### Directions for this task
Pictures within the data are to be left out; everything else must be reproduced exactly.

### Dataset section
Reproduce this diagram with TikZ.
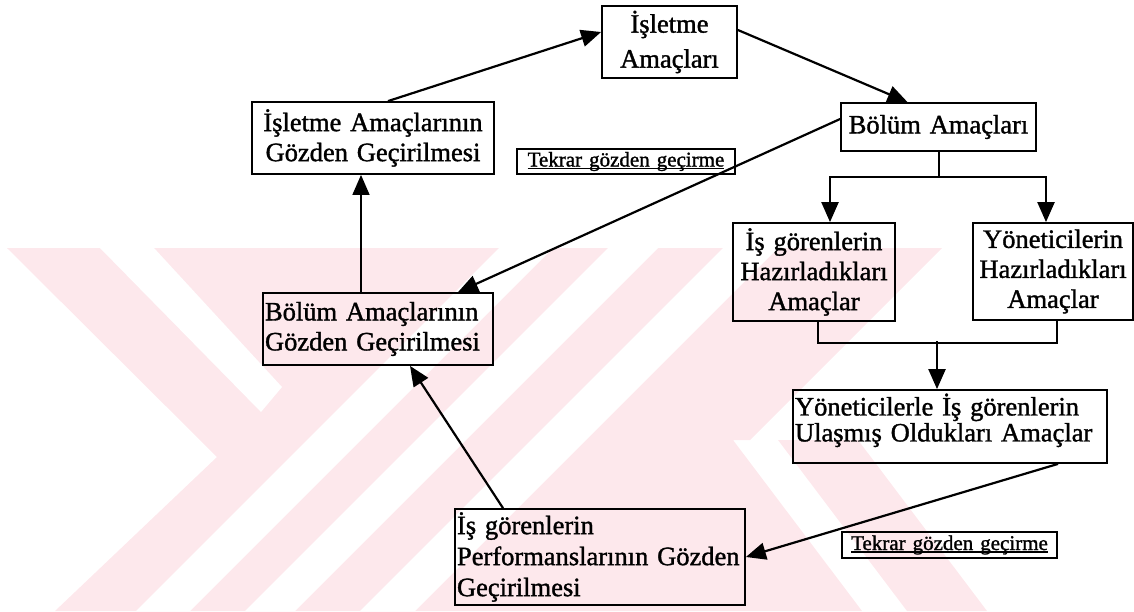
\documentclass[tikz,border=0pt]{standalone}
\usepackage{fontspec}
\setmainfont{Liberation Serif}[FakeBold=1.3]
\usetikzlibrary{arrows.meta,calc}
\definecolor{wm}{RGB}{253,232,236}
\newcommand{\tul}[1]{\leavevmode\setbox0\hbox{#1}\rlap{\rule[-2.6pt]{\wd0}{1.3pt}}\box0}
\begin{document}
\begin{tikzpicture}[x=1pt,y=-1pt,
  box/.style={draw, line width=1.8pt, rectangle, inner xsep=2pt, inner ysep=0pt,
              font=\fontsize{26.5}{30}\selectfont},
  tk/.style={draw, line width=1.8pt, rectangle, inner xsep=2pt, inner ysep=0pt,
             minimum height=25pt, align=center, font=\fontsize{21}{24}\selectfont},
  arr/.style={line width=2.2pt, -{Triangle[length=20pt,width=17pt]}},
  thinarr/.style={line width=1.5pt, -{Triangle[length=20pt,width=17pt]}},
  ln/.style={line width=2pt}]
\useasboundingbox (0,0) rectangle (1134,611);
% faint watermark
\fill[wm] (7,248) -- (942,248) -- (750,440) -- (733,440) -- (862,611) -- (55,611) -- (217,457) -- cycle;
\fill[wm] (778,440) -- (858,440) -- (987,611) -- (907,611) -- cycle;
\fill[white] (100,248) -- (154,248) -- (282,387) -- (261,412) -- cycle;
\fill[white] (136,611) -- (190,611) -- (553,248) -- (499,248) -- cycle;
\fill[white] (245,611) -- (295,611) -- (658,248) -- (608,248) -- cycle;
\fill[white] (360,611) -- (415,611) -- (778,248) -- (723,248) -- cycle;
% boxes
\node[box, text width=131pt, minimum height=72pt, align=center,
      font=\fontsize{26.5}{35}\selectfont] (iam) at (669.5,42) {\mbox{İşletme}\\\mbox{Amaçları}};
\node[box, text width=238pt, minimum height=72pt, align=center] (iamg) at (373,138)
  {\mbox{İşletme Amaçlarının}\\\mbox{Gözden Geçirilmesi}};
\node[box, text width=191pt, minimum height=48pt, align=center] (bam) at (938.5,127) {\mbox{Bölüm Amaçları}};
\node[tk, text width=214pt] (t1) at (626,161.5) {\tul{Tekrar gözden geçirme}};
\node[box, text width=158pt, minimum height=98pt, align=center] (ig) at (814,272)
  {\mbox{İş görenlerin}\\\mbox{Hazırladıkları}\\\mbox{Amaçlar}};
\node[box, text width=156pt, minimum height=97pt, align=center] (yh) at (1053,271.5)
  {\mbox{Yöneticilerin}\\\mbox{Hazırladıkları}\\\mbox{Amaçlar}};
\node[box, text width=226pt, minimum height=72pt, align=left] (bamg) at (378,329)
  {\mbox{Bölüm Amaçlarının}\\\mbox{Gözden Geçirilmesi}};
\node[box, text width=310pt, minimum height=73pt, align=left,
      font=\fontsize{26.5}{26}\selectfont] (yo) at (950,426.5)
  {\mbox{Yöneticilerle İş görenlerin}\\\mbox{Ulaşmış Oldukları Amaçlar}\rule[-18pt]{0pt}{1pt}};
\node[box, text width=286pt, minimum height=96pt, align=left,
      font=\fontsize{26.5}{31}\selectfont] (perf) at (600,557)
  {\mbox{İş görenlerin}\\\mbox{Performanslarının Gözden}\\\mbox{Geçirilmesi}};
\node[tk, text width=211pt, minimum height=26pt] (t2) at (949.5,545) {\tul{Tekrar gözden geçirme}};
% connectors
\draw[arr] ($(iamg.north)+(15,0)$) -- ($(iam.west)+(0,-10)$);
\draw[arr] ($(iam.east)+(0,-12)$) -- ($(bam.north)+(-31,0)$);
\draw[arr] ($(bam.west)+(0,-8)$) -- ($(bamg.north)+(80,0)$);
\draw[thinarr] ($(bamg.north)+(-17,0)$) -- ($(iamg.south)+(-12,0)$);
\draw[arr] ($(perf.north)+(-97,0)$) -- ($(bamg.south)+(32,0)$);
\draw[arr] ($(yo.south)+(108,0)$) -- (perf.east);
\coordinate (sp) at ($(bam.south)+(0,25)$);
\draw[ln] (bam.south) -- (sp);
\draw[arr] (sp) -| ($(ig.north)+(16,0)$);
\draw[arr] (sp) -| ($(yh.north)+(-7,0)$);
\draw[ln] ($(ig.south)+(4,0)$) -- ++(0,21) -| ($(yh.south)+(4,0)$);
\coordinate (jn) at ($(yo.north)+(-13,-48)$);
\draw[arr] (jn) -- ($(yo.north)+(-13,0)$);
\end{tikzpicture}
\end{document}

### The reply
Reproduce this diagram with TikZ.
\documentclass[tikz,border=0pt]{standalone}
\usepackage{fontspec}
\setmainfont{Liberation Serif}[FakeBold=1.3]
\usetikzlibrary{arrows.meta,calc}
\definecolor{wm}{RGB}{253,232,236}
\newcommand{\tul}[1]{\leavevmode\setbox0\hbox{#1}\rlap{\rule[-2.6pt]{\wd0}{1.3pt}}\box0}
\begin{document}
\begin{tikzpicture}[x=1pt,y=-1pt,
  box/.style={draw, line width=1.8pt, rectangle, inner xsep=2pt, inner ysep=0pt,
              font=\fontsize{26.5}{30}\selectfont},
  tk/.style={draw, line width=1.8pt, rectangle, inner xsep=2pt, inner ysep=0pt,
             minimum height=25pt, align=center, font=\fontsize{21}{24}\selectfont},
  arr/.style={line width=2.2pt, -{Triangle[length=20pt,width=17pt]}},
  thinarr/.style={line width=1.5pt, -{Triangle[length=20pt,width=17pt]}},
  ln/.style={line width=2pt}]
\useasboundingbox (0,0) rectangle (1134,611);
% faint watermark
\fill[wm] (7,248) -- (942,248) -- (750,440) -- (733,440) -- (862,611) -- (55,611) -- (217,457) -- cycle;
\fill[wm] (778,440) -- (858,440) -- (987,611) -- (907,611) -- cycle;
\fill[white] (100,248) -- (154,248) -- (282,387) -- (261,412) -- cycle;
\fill[white] (136,611) -- (190,611) -- (553,248) -- (499,248) -- cycle;
\fill[white] (245,611) -- (295,611) -- (658,248) -- (608,248) -- cycle;
\fill[white] (360,611) -- (415,611) -- (778,248) -- (723,248) -- cycle;
% boxes
\node[box, text width=131pt, minimum height=72pt, align=center,
      font=\fontsize{26.5}{35}\selectfont] (iam) at (669.5,42) {\mbox{İşletme}\\\mbox{Amaçları}};
\node[box, text width=238pt, minimum height=72pt, align=center] (iamg) at (373,138)
  {\mbox{İşletme Amaçlarının}\\\mbox{Gözden Geçirilmesi}};
\node[box, text width=191pt, minimum height=48pt, align=center] (bam) at (938.5,127) {\mbox{Bölüm Amaçları}};
\node[tk, text width=214pt] (t1) at (626,161.5) {\tul{Tekrar gözden geçirme}};
\node[box, text width=158pt, minimum height=98pt, align=center] (ig) at (814,272)
  {\mbox{İş görenlerin}\\\mbox{Hazırladıkları}\\\mbox{Amaçlar}};
\node[box, text width=156pt, minimum height=97pt, align=center] (yh) at (1053,271.5)
  {\mbox{Yöneticilerin}\\\mbox{Hazırladıkları}\\\mbox{Amaçlar}};
\node[box, text width=226pt, minimum height=72pt, align=left] (bamg) at (378,329)
  {\mbox{Bölüm Amaçlarının}\\\mbox{Gözden Geçirilmesi}};
\node[box, text width=310pt, minimum height=73pt, align=left,
      font=\fontsize{26.5}{26}\selectfont] (yo) at (950,426.5)
  {\mbox{Yöneticilerle İş görenlerin}\\\mbox{Ulaşmış Oldukları Amaçlar}\rule[-18pt]{0pt}{1pt}};
\node[box, text width=286pt, minimum height=96pt, align=left,
      font=\fontsize{26.5}{31}\selectfont] (perf) at (600,557)
  {\mbox{İş görenlerin}\\\mbox{Performanslarının Gözden}\\\mbox{Geçirilmesi}};
\node[tk, text width=211pt, minimum height=26pt] (t2) at (949.5,545) {\tul{Tekrar gözden geçirme}};
% connectors
\draw[arr] ($(iamg.north)+(15,0)$) -- ($(iam.west)+(0,-10)$);
\draw[arr] ($(iam.east)+(0,-12)$) -- ($(bam.north)+(-31,0)$);
\draw[arr] ($(bam.west)+(0,-8)$) -- ($(bamg.north)+(80,0)$);
\draw[thinarr] ($(bamg.north)+(-17,0)$) -- ($(iamg.south)+(-12,0)$);
\draw[arr] ($(perf.north)+(-97,0)$) -- ($(bamg.south)+(32,0)$);
\draw[arr] ($(yo.south)+(108,0)$) -- (perf.east);
\coordinate (sp) at ($(bam.south)+(0,25)$);
\draw[ln] (bam.south) -- (sp);
\draw[arr] (sp) -| ($(ig.north)+(16,0)$);
\draw[arr] (sp) -| ($(yh.north)+(-7,0)$);
\draw[ln] ($(ig.south)+(4,0)$) -- ++(0,21) -| ($(yh.south)+(4,0)$);
\coordinate (jn) at ($(yo.north)+(-13,-48)$);
\draw[arr] (jn) -- ($(yo.north)+(-13,0)$);
\end{tikzpicture}
\end{document}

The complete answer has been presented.